Mark-and-sweep algorithm
This algorithm reduces the definition of “an object is no longer needed” to “an object is unreachable”. This algorithm assumes the knowledge of sets of objects called roots. In Javascript root is a global object. The garbage collector thus will start from the roots, find all objects referenced from these roots and the objects referenced from these and so on. Thus it finds reachable and non-reachable objects.
GC then frees the unreachable objects from the memory. This solves the problem of circular references. If two circularly referenced objects exist in the memory and are not reachable directly or indirectly through the roots then they are freed from the memory. This algorithm is further explained in detail under the Node.js memory management section.
Memory Management in Nodejs
Google V8 is a JavaScript engine initially created for Google Chrome, but it can also be used as a standalone. This makes it the perfect fit for Node.js. V8 compiles JavaScript down to native code and executes it.
V8’s memory scheme
A running program is represented through a memory space called Resident Set. This divides the memory into certain sets:
Code: The actual code being executed
Stack: Contains static data like function frames, primitive values (like boolean / integer), pointers to objects in the heap etc.
Heap: V8 stores objects or dynamic data in heap. This is the biggest block of memory area and it’s where garbage collection (GC) takes place.
Tip: The current memory usage in Node.js can be checked by calling process.memoryUsage().
Stack
Consider the following code:
function multiply(a,b) {
return a * b;
}
multiply(a,b);
Here, both a and b will be placed on the stack.
Heap
Now consider the following code:
function Food(foodItem) {
this.name = foodItem.name;
}
const Burger = new Food({ name: 'Big Mac'});
After this, Heap memory would look something like this:
Now let’s two more objects:
function Food(foodItem) {
this.name = foodItem.name;
}
const Burger = new Food({ name: 'Big Mac'});
const Pizza = new Food({ name: 'Cheesy Pizza'});
const Biryani = new Food({ name: 'Prawns Biryani'});
If GC would run now, nothing would be freed as the root is linked to all the objects in the memory.
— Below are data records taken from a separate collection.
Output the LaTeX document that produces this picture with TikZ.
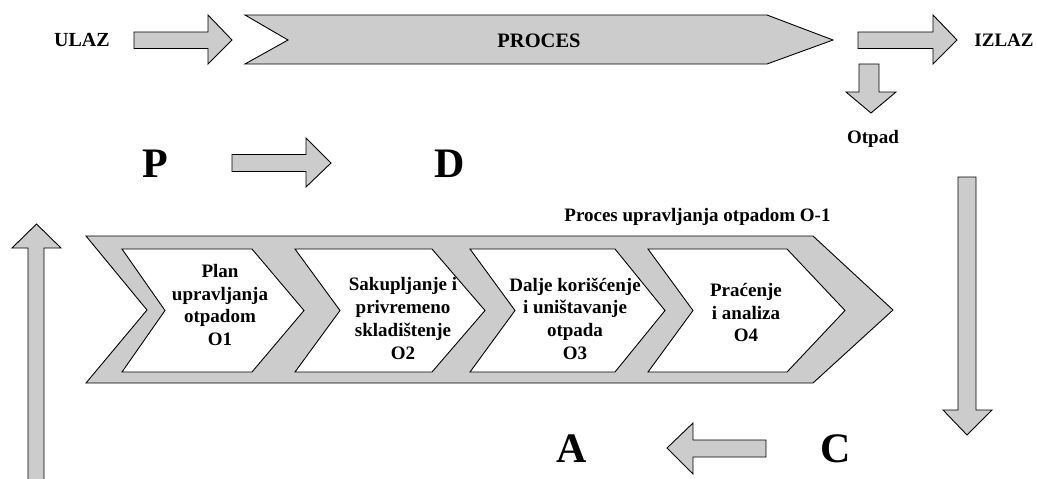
\documentclass[tikz,border=0pt]{standalone}
\usepackage{fontspec}
\setmainfont{Liberation Serif}
\begin{document}
\begin{tikzpicture}[x=1pt,y=-1pt,line join=miter]
\definecolor{shade}{RGB}{204,204,204}
\tikzset{
  blockarrow/.style={draw=black,fill=shade,line width=0.9pt},
  stagebox/.style={draw=black,fill=white,line width=0.9pt},
  lbl/.style={font=\bfseries\fontsize{19}{22.7}\selectfont,inner sep=0pt,align=center},
  biglbl/.style={font=\bfseries\fontsize{42}{48}\selectfont,inner sep=0pt,anchor=base},
}
\clip (0,0) rectangle (1037,479);

% input / process / output row
\draw[blockarrow] (134,32) -- (208,32) -- (208,15) -- (232,40) -- (208,64)
  -- (208,48.5) -- (134,48.5) -- cycle;
\draw[blockarrow] (245,15) -- (767,15) -- (833,40) -- (767,64) -- (245,64)
  -- (288,40) -- cycle;
\draw[blockarrow] (858,32) -- (933,32) -- (933,15) -- (957,40) -- (933,64)
  -- (933,48.5) -- (858,48.5) -- cycle;
\draw[blockarrow] (859,64) -- (879,64) -- (879,92) -- (896,92) -- (871,113)
  -- (846,92) -- (859,92) -- cycle;

\node[lbl,anchor=base,font=\bfseries\fontsize{20}{24}\selectfont] (ulaz) at (82,46) {ULAZ};
\node[lbl,anchor=base,font=\bfseries\fontsize{20.5}{24}\selectfont] (proces) at (539,47) {PROCES};
\node[lbl,anchor=base] (izlaz) at (1004,46) {IZLAZ};
\node[lbl,anchor=base] (otpad) at (873,143) {Otpad};

% PDCA letters and the arrows between them
\node[biglbl] (P) at (155.5,177) {P};
\node[biglbl] (D) at (449.5,177) {D};
\node[biglbl] (A) at (571.5,462) {A};
\node[biglbl] (C) at (836,462) {C};

\draw[blockarrow] (232,154.5) -- (306,154.5) -- (306,138) -- (331,163) -- (306,187)
  -- (306,171.5) -- (232,171.5) -- cycle;
\draw[blockarrow] (958,177) -- (976,177) -- (976,410) -- (992,410) -- (967,435)
  -- (943,410) -- (958,410) -- cycle;
\draw[blockarrow] (766,440) -- (693,440) -- (693,423) -- (667,448) -- (693,474)
  -- (693,457) -- (766,457) -- cycle;
\draw[blockarrow] (28,485) -- (28,248) -- (12,248) -- (36.5,224) -- (61,248)
  -- (44,248) -- (44,485) -- cycle;

% waste management process
\node[lbl,anchor=base] (title) at (697.5,221) {Proces upravljanja otpadom O-1};
\draw[blockarrow] (86,236) -- (813,236) -- (893,310) -- (813,383) -- (86,383)
  -- (147,310) -- cycle;

\draw[stagebox] (122,249) -- (252,249) -- (304,310.5) -- (252,372) -- (122,372)
  -- (165,310.5) -- cycle;
\draw[stagebox] (295,249) -- (432,249) -- (485,310.5) -- (432,372) -- (295,372)
  -- (340,310.5) -- cycle;
\draw[stagebox] (470,249) -- (615,249) -- (665,310.5) -- (615,372) -- (470,372)
  -- (515,310.5) -- cycle;
\draw[stagebox] (648,249) -- (787,249) -- (845,310.5) -- (787,372) -- (648,372)
  -- (693,310.5) -- cycle;

\node[lbl] (o1) at (220,305) {Plan\\upravljanja\\otpadom\\O1};
\node[lbl] (o2) at (403,318.5) {Sakupljanje i\\privremeno\\skladištenje\\O2};
\node[lbl] (o3) at (575,318.5) {Dalje korišćenje\\i uništavanje\\otpada\\O3};
\node[lbl] (o4) at (746,312.5) {Praćenje\\i analiza\\O4};
\end{tikzpicture}
\end{document}
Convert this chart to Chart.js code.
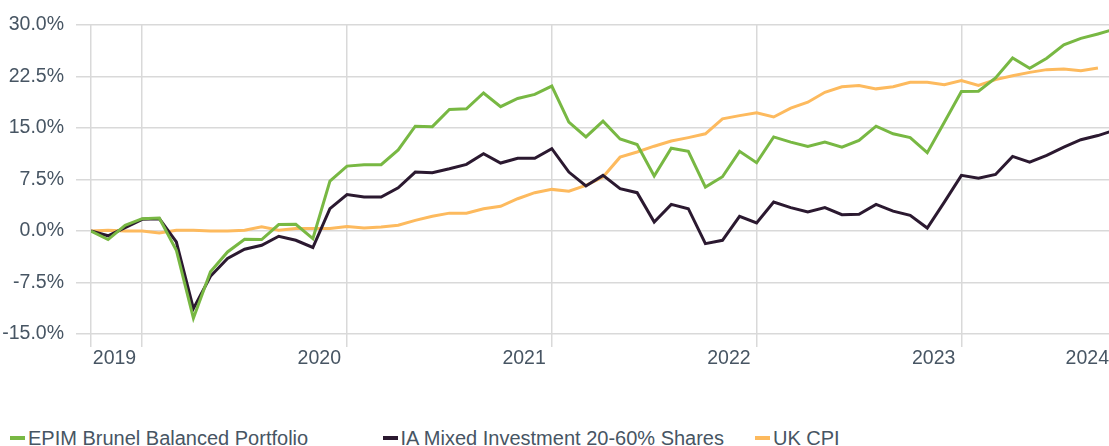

This tells GC that all the objects defined in the running code are being used for execution.
Consider, we no longer use Pizza object. Let’s say we set Pizza to be undefined. (Please note that to change the value of Pizza, you need to use ‘let’ keyword to make the initial definition of Pizza & not const)
Now the memory would look something like this:
Now when GC runs, the original Pizza object cannot be reached from the root object, so on the next garbage collector run it will be freed up:
What Causes Memory Leaks in JS
So the biggest dilemma is if JS already has an automated garbage collector then why should a developer learn about memory leaks? Does Javascript still have memory leaks? The answer is yes.
Even though automatic memory management like garbage collection in V8 avoids most of the memory leaks, there could still be unwanted memory references in the heap which could happen due to various reasons.
Global Variables: Since global variables in JS exists in the global execution context (GEC), these variables are always referenced by the root node (window or global this) they are never garbage collected throughout the lifetime of the application and will occupy memory. Having a large graph of objects referenced from the root can cause a memory leak.
Multiple References: There may be a case where the same object is referenced from multiple objects and one of the references is left dangling.
Closures: Javascript closure is an excellent tool that helps in memorizing its context. When a closure holds a reference to a large object in the heap, the object remains in the memory as long as that particular closure is in use. If closures are improperly used, these can lead to memory leaks.
Timers & Events: The use of setTimeout, setInterval, Observers and event listeners can cause memory leaks if large object references are kept in their callback without proper handling.